A classic trick that is still in use today and can be very effective with unsuspecting and naive buyers is simply placing objects over or in front of problem areas. Furniture is often used to hide problem areas on walls and floors. Rugs and carpet make it easy to cover up issues with floors just like sheets of wood and tools in the garage can hide cracks in the garage foundation. Some sellers have even been known to intentionally leave their basements cluttered to hide clues of water damage or foundation problems.

#4 New Roofing

Wow, the seller just put a new roof on the house. This could save you thousands of dollars, or cost you thousands. What if the seller was covering up structural problems or did not remove the previous three layers of roofing. A poorly installed roof could be a liability to you if it was not done properly or to the prevailing code. Are you prepared to climb on the roof and are you properly trained to know if it was done properly? A new roof could be a blessing or it could be a liability, only a trained professional can really tell the difference.

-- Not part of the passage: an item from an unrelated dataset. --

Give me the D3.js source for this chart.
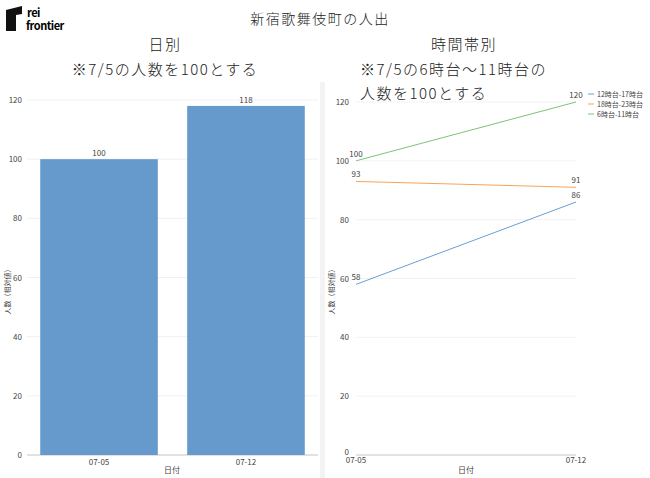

So I think we’ve come to realise that what might seem like a blessing on the surface could actually turn out to be quite disastrous. We’ve also learned that the only way to ensure that these new finishes are not covering up defects is to utilise the services of a professional inspector. Professional inspectors have tools and techniques that are specifically tailored to see beneath a shiny facade and uncover potential defects. Besides that, a seasoned inspector has seen every trick in the books and is also not susceptible to the “rose colored glasses” syndrome which is so common to homebuyers.